* [Aim]:
Repeat everything from the first line of the listing below through the line that contains "1-399/534, (862-81)/878, (399-15)/534])", exactly. Leave out pictures.

* [Data]:
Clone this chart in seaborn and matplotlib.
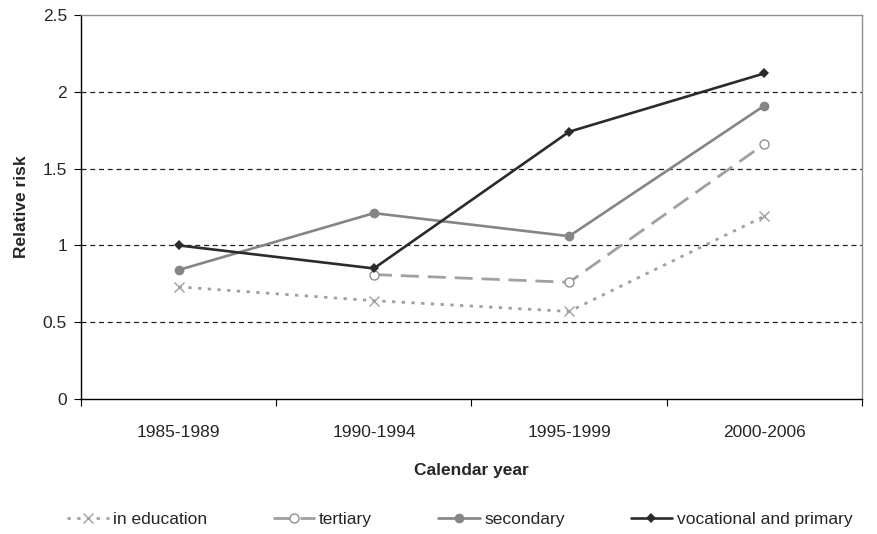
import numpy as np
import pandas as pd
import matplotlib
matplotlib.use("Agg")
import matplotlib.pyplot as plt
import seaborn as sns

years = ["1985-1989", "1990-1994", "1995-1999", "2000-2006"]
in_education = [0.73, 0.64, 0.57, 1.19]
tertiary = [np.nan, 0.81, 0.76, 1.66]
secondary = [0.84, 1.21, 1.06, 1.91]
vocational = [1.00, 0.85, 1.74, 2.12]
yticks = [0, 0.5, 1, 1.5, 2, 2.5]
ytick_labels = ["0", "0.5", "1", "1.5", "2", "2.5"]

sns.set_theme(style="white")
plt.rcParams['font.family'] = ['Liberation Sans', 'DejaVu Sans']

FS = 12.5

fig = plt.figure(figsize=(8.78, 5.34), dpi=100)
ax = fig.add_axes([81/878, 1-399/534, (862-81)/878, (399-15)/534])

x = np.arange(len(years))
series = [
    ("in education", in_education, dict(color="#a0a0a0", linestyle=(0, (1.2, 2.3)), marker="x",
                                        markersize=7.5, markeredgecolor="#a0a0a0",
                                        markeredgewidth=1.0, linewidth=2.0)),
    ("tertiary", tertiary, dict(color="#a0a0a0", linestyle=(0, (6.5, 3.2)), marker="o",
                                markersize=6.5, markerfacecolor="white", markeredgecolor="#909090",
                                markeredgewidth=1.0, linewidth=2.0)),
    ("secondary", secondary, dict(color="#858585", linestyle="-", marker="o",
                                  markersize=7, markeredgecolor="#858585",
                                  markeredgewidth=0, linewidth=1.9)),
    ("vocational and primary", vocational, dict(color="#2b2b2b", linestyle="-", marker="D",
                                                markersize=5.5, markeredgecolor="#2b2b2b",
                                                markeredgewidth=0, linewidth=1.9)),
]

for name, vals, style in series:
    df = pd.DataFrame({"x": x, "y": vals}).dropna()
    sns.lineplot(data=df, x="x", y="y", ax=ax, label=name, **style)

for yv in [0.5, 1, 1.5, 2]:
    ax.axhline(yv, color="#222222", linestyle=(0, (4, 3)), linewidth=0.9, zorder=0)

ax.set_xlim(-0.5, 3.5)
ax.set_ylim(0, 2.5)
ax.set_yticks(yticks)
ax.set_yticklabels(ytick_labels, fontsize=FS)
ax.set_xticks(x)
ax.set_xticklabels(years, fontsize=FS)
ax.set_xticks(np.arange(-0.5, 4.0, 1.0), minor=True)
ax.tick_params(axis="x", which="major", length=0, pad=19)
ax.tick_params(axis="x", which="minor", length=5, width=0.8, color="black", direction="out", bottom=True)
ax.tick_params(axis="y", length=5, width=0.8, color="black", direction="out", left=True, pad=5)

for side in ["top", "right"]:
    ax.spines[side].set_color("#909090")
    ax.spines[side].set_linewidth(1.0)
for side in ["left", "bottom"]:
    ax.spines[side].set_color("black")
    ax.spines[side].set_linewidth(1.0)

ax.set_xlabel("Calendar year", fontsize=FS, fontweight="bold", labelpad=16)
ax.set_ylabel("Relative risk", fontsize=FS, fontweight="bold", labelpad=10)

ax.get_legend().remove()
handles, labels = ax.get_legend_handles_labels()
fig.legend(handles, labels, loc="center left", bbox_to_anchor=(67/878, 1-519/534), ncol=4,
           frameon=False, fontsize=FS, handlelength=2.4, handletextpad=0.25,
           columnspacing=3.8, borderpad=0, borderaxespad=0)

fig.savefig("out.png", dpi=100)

* [Solution]:
Clone this chart in seaborn and matplotlib.
import numpy as np
import pandas as pd
import matplotlib
matplotlib.use("Agg")
import matplotlib.pyplot as plt
import seaborn as sns

years = ["1985-1989", "1990-1994", "1995-1999", "2000-2006"]
in_education = [0.73, 0.64, 0.57, 1.19]
tertiary = [np.nan, 0.81, 0.76, 1.66]
secondary = [0.84, 1.21, 1.06, 1.91]
vocational = [1.00, 0.85, 1.74, 2.12]
yticks = [0, 0.5, 1, 1.5, 2, 2.5]
ytick_labels = ["0", "0.5", "1", "1.5", "2", "2.5"]

sns.set_theme(style="white")
plt.rcParams['font.family'] = ['Liberation Sans', 'DejaVu Sans']

FS = 12.5

fig = plt.figure(figsize=(8.78, 5.34), dpi=100)
ax = fig.add_axes([81/878, 1-399/534, (862-81)/878, (399-15)/534])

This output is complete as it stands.